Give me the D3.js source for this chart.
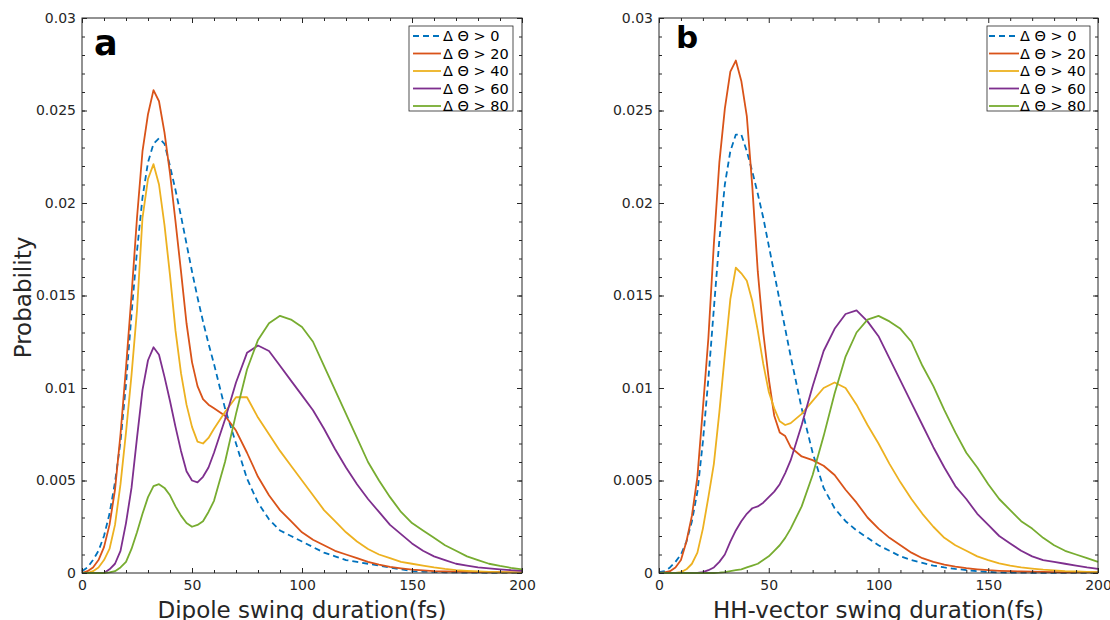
<!DOCTYPE html>
<html>
<head>
<meta charset="utf-8">
<script src="https://cdn.jsdelivr.net/npm/d3@7"></script>
<style>
  html, body { margin: 0; padding: 0; background: #ffffff; }
  svg { display: block; font-family: "DejaVu Sans", "Liberation Sans", sans-serif; }
</style>
</head>
<body>
<svg id="chart" width="1110" height="620"></svg>
<script>
// ---------------- DATA ----------------
const durations = [0, 2.5, 5, 7.5, 10, 12.5, 15, 17.5, 20, 22.5, 25, 27.5, 30, 32.5, 35, 37.5, 40, 42.5, 45, 47.5,
  50, 52.5, 55, 57.5, 60, 65, 70, 75, 80, 85, 90, 95, 100, 105, 110, 115, 120, 125, 130, 135,
  140, 145, 150, 155, 160, 165, 170, 175, 180, 185, 190, 195, 200];

const seriesLabels = ["\u0394 \u0398 > 0", "\u0394 \u0398 > 20", "\u0394 \u0398 > 40", "\u0394 \u0398 > 60", "\u0394 \u0398 > 80"];
const seriesColors = ["#0072BD", "#D95319", "#EDB120", "#7E2F8E", "#77AC30"];

// Panel a: dipole swing duration
const dipoleGt0 = [0.0001, 0.0003, 0.0007, 0.0012, 0.0020, 0.0032, 0.0049, 0.0071, 0.0102, 0.0140, 0.0174, 0.0203, 0.0222, 0.0232, 0.0235, 0.0232, 0.0220, 0.0207, 0.0193, 0.0178,
  0.0163, 0.0149, 0.0136, 0.0124, 0.0113, 0.0089, 0.0070, 0.0051, 0.0038, 0.0029, 0.0023, 0.0020, 0.0017, 0.0014, 0.0011, 0.0009, 0.0007, 0.0006, 0.0005, 0.0004,
  0.0003, 0.0002, 0.0001, 0.00008, 0.00006, 0.00004, 0.00003, 0.00002, 0.00002, 0.00001, 0.00001, 0.00001, 0.00001];
const dipoleGt20 = [0, 0.0001, 0.0003, 0.0007, 0.0014, 0.0026, 0.0045, 0.0075, 0.0111, 0.0150, 0.0192, 0.0228, 0.0248, 0.0261, 0.0255, 0.0238, 0.0216, 0.0190, 0.0163, 0.0135,
  0.0114, 0.0101, 0.0094, 0.0091, 0.0089, 0.0085, 0.0077, 0.0065, 0.0052, 0.0042, 0.0034, 0.0028, 0.0022, 0.0018, 0.0015, 0.0012, 0.0010, 0.0008, 0.0006, 0.00045,
  0.00033, 0.00025, 0.00018, 0.00014, 0.0001, 0.00008, 0.00007, 0.00006, 0.00005, 0.00004, 0.00004, 0.00003, 0.00003];
const dipoleGt40 = [0, 0, 0.0001, 0.0003, 0.0007, 0.0013, 0.0026, 0.0048, 0.0076, 0.0107, 0.0142, 0.0192, 0.0213, 0.0221, 0.0210, 0.0188, 0.0161, 0.0131, 0.0108, 0.0091,
  0.0079, 0.0071, 0.0070, 0.0073, 0.0078, 0.0087, 0.0095, 0.0095, 0.0084, 0.0075, 0.0066, 0.0058, 0.0050, 0.0042, 0.0034, 0.0028, 0.0022, 0.0017, 0.0013, 0.0010,
  0.0008, 0.0006, 0.0005, 0.0004, 0.0003, 0.00022, 0.00016, 0.00012, 0.00009, 0.00006, 0.00004, 0.00003, 0.00002];
const dipoleGt60 = [0, 0, 0, 0, 0, 0.0002, 0.0005, 0.0012, 0.0027, 0.0046, 0.0073, 0.0099, 0.0115, 0.0122, 0.0118, 0.0106, 0.0093, 0.0079, 0.0066, 0.0055,
  0.0050, 0.0049, 0.0052, 0.0057, 0.0065, 0.0083, 0.0103, 0.0119, 0.0123, 0.0120, 0.0112, 0.0104, 0.0096, 0.0088, 0.0078, 0.0067, 0.0057, 0.0048, 0.0040, 0.0033,
  0.0026, 0.0021, 0.0016, 0.0012, 0.0009, 0.0007, 0.0005, 0.0004, 0.0003, 0.00025, 0.0002, 0.00015, 0.00012];
const dipoleGt80 = [0, 0, 0, 0, 0, 0.00003, 0.0001, 0.0003, 0.0006, 0.0013, 0.0022, 0.0032, 0.0041, 0.0047, 0.0048, 0.0046, 0.0042, 0.0036, 0.0031, 0.0027,
  0.0025, 0.0026, 0.0028, 0.0033, 0.0039, 0.0060, 0.0086, 0.0110, 0.0126, 0.0135, 0.0139, 0.0137, 0.0133, 0.0125, 0.0112, 0.0099, 0.0086, 0.0073, 0.0060, 0.0050,
  0.0041, 0.0033, 0.0027, 0.0023, 0.0019, 0.0015, 0.0012, 0.0009, 0.0007, 0.0005, 0.00038, 0.00028, 0.0002];

// Panel b: HH-vector swing duration
const hhGt0 = [0.00005, 0.0001, 0.0003, 0.0006, 0.0010, 0.0017, 0.0028, 0.0044, 0.0071, 0.0105, 0.0143, 0.0180, 0.0210, 0.0228, 0.0237, 0.0237, 0.0228, 0.0217, 0.0205, 0.0192,
  0.0177, 0.0162, 0.0147, 0.0132, 0.0117, 0.0089, 0.0065, 0.0046, 0.0035, 0.0028, 0.0023, 0.0019, 0.0015, 0.0012, 0.0009, 0.0007, 0.00055, 0.0004, 0.0003, 0.00022,
  0.00016, 0.0001, 0.00006, 0.00003, 0.00002, 0.00002, 0.00001, 0.00001, 0.00001, 0.00001, 0.00001, 0.00001, 0.00001];
const hhGt20 = [0, 0.00003, 0.0001, 0.0003, 0.0007, 0.0017, 0.0031, 0.0052, 0.0089, 0.0127, 0.0178, 0.0222, 0.0251, 0.0271, 0.0277, 0.0266, 0.0247, 0.0209, 0.0163, 0.0130,
  0.0105, 0.0085, 0.0076, 0.0074, 0.0068, 0.0063, 0.0061, 0.0058, 0.0053, 0.0045, 0.0038, 0.0030, 0.0024, 0.0019, 0.0015, 0.0011, 0.0008, 0.0006, 0.00045, 0.00034,
  0.00026, 0.0002, 0.00015, 0.00012, 0.0001, 0.00008, 0.00007, 0.00006, 0.00005, 0.00004, 0.00004, 0.00003, 0.00003];
const hhGt40 = [0, 0, 0, 0, 0.00005, 0.0002, 0.0005, 0.0011, 0.0024, 0.0041, 0.0059, 0.0087, 0.0118, 0.0148, 0.0165, 0.0162, 0.0158, 0.0147, 0.0131, 0.0113,
  0.0098, 0.0089, 0.0082, 0.0080, 0.0081, 0.0086, 0.0093, 0.0100, 0.0103, 0.0100, 0.0091, 0.0080, 0.0070, 0.0059, 0.0049, 0.0040, 0.0032, 0.0025, 0.0019, 0.0015,
  0.0012, 0.0009, 0.0007, 0.00052, 0.0004, 0.0003, 0.00024, 0.00018, 0.00014, 0.0001, 0.00008, 0.00006, 0.00004];
const hhGt60 = [0, 0, 0, 0, 0, 0, 0, 0, 0.00005, 0.00015, 0.0003, 0.0006, 0.0010, 0.0017, 0.0023, 0.0028, 0.0032, 0.0035, 0.0036, 0.0038,
  0.0041, 0.0044, 0.0048, 0.0054, 0.0061, 0.0080, 0.0101, 0.0120, 0.0132, 0.0140, 0.0142, 0.0136, 0.0128, 0.0116, 0.0104, 0.0092, 0.0080, 0.0068, 0.0057, 0.0047,
  0.0040, 0.0032, 0.0026, 0.0020, 0.0016, 0.0012, 0.0009, 0.0007, 0.0006, 0.0005, 0.0004, 0.0003, 0.00022];
const hhGt80 = [0, 0, 0, 0, 0, 0, 0, 0, 0, 0, 0, 0.00002, 0.00005, 0.0001, 0.00015, 0.0002, 0.0003, 0.0004, 0.0005, 0.0007,
  0.0009, 0.0012, 0.0015, 0.0019, 0.0024, 0.0036, 0.0053, 0.0074, 0.0097, 0.0117, 0.0130, 0.0137, 0.0139, 0.0136, 0.0132, 0.0125, 0.0112, 0.0101, 0.0088, 0.0076,
  0.0065, 0.0057, 0.0048, 0.0040, 0.0034, 0.0028, 0.0024, 0.0019, 0.0015, 0.0012, 0.0010, 0.0008, 0.0006];

const xTickValues = [0, 50, 100, 150, 200];
const yTickValues = [0, 0.005, 0.01, 0.015, 0.02, 0.025, 0.03];
const yTickLabels = ["0", "0.005", "0.01", "0.015", "0.02", "0.025", "0.03"];
const panelLetters = ["a", "b"];
const xAxisTitles = ["Dipole swing duration(fs)", "HH-vector swing duration(fs)"];
const yAxisTitle = "Probability";

// ---------------- DRAWING ----------------
const svg = d3.select("#chart");
const ink = "#262626";
const plotTop = 18, plotBottom = 573;

const panels = [
  { left: 82, right: 522, series: [dipoleGt0, dipoleGt20, dipoleGt40, dipoleGt60, dipoleGt80],
    letter: panelLetters[0], letterX: 94, letterY: 55, letterSize: 35, title: xAxisTitles[0],
    legend: { x: 409, y: 26, w: 104, h: 85, lineX0: 413, lineX1: 441, textX: 443 } },
  { left: 659, right: 1098, series: [hhGt0, hhGt20, hhGt40, hhGt60, hhGt80],
    letter: panelLetters[1], letterX: 676, letterY: 48, letterSize: 31, title: xAxisTitles[1],
    legend: { x: 987, y: 26, w: 103, h: 85, lineX0: 989, lineX1: 1019, textX: 1020 } }
];

const yScale = d3.scaleLinear().domain([0, 0.03]).range([plotBottom, plotTop]);
const yMinor = d3.range(0, 0.0305, 0.001);
const xMinor = d3.range(0, 201, 10);

panels.forEach((p) => {
  const x = d3.scaleLinear().domain([0, 200]).range([p.left, p.right]);
  const g = svg.append("g");

  // lines
  const line = d3.line().x((d) => x(d[0])).y((d) => yScale(d[1])).curve(d3.curveLinear);
  p.series.forEach((vals, i) => {
    const pts = durations.map((dx, k) => [dx, vals[k]]);
    g.append("path")
      .attr("d", line(pts))
      .attr("fill", "none")
      .attr("stroke", seriesColors[i])
      .attr("stroke-width", 1.8)
      .attr("stroke-linejoin", "round")
      .attr("stroke-dasharray", i === 0 ? "6,4" : null);
  });

  // box
  g.append("rect")
    .attr("x", p.left).attr("y", plotTop)
    .attr("width", p.right - p.left).attr("height", plotBottom - plotTop)
    .attr("fill", "none").attr("stroke", ink).attr("stroke-width", 1);

  const styleAxis = (sel) => {
    sel.select(".domain").remove();
    sel.selectAll(".tick line").attr("stroke", ink).attr("stroke-width", 1);
    sel.selectAll("text").attr("fill", ink).attr("font-size", 14).attr("font-family", "DejaVu Sans");
  };

  // bottom axis major
  g.append("g").attr("transform", `translate(0,${plotBottom})`)
    .call(d3.axisBottom(x).tickValues(xTickValues).tickFormat(d3.format("d")).tickSizeInner(-5).tickSizeOuter(0).tickPadding(7))
    .call(styleAxis);
  // bottom minor
  g.append("g").attr("transform", `translate(0,${plotBottom})`)
    .call(d3.axisBottom(x).tickValues(xMinor.filter(v => v % 50 !== 0)).tickFormat("").tickSizeInner(-3).tickSizeOuter(0))
    .call(styleAxis);
  // top ticks
  g.append("g").attr("transform", `translate(0,${plotTop})`)
    .call(d3.axisTop(x).tickValues(xTickValues).tickFormat("").tickSizeInner(-5).tickSizeOuter(0))
    .call(styleAxis);
  g.append("g").attr("transform", `translate(0,${plotTop})`)
    .call(d3.axisTop(x).tickValues(xMinor.filter(v => v % 50 !== 0)).tickFormat("").tickSizeInner(-3).tickSizeOuter(0))
    .call(styleAxis);

  // left axis major
  g.append("g").attr("transform", `translate(${p.left},0)`)
    .call(d3.axisLeft(yScale).tickValues(yTickValues).tickFormat((d, i) => yTickLabels[i]).tickSizeInner(-5).tickSizeOuter(0).tickPadding(6))
    .call(styleAxis);
  g.append("g").attr("transform", `translate(${p.left},0)`)
    .call(d3.axisLeft(yScale).tickValues(yMinor).tickFormat("").tickSizeInner(-3).tickSizeOuter(0))
    .call(styleAxis);
  // right ticks
  g.append("g").attr("transform", `translate(${p.right},0)`)
    .call(d3.axisRight(yScale).tickValues(yTickValues).tickFormat("").tickSizeInner(-5).tickSizeOuter(0))
    .call(styleAxis);
  g.append("g").attr("transform", `translate(${p.right},0)`)
    .call(d3.axisRight(yScale).tickValues(yMinor).tickFormat("").tickSizeInner(-3).tickSizeOuter(0))
    .call(styleAxis);

  // panel letter
  g.append("text")
    .attr("x", p.letterX).attr("y", p.letterY)
    .attr("font-size", p.letterSize).attr("font-weight", "bold")
    .attr("fill", "#000").text(p.letter);

  // x-axis title
  g.append("text")
    .attr("x", (p.left + p.right) / 2).attr("y", 618)
    .attr("text-anchor", "middle").attr("font-size", 23)
    .attr("fill", ink).text(p.title);

  // legend
  const L = p.legend;
  const lg = g.append("g");
  lg.append("rect").attr("x", L.x).attr("y", L.y).attr("width", L.w).attr("height", L.h)
    .attr("fill", "#fff").attr("stroke", ink).attr("stroke-width", 0.8);
  seriesLabels.forEach((lab, i) => {
    const yy = L.y + 10 + i * 17.5;
    lg.append("line").attr("x1", L.lineX0).attr("x2", L.lineX1).attr("y1", yy).attr("y2", yy)
      .attr("stroke", seriesColors[i]).attr("stroke-width", 1.8)
      .attr("stroke-dasharray", i === 0 ? "6,4" : null);
    lg.append("text").attr("x", L.textX).attr("y", yy).attr("dy", "0.36em")
      .attr("font-size", 14.5).attr("fill", "#000").text(lab);
  });
});

// y-axis title
svg.append("text")
  .attr("transform", `translate(31,${(plotTop + plotBottom) / 2 + 2}) rotate(-90)`)
  .attr("text-anchor", "middle").attr("font-size", 23)
  .attr("fill", ink).text(yAxisTitle);
</script>
</body>
</html>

** YOUR OBJECTIVE **
Copy out every line of the listing that contains the string "chart".

** RESULT OF THIS EXERCISE **
Give me the D3.js source for this chart.
<svg id="chart" width="1110" height="620"></svg>
const svg = d3.select("#chart");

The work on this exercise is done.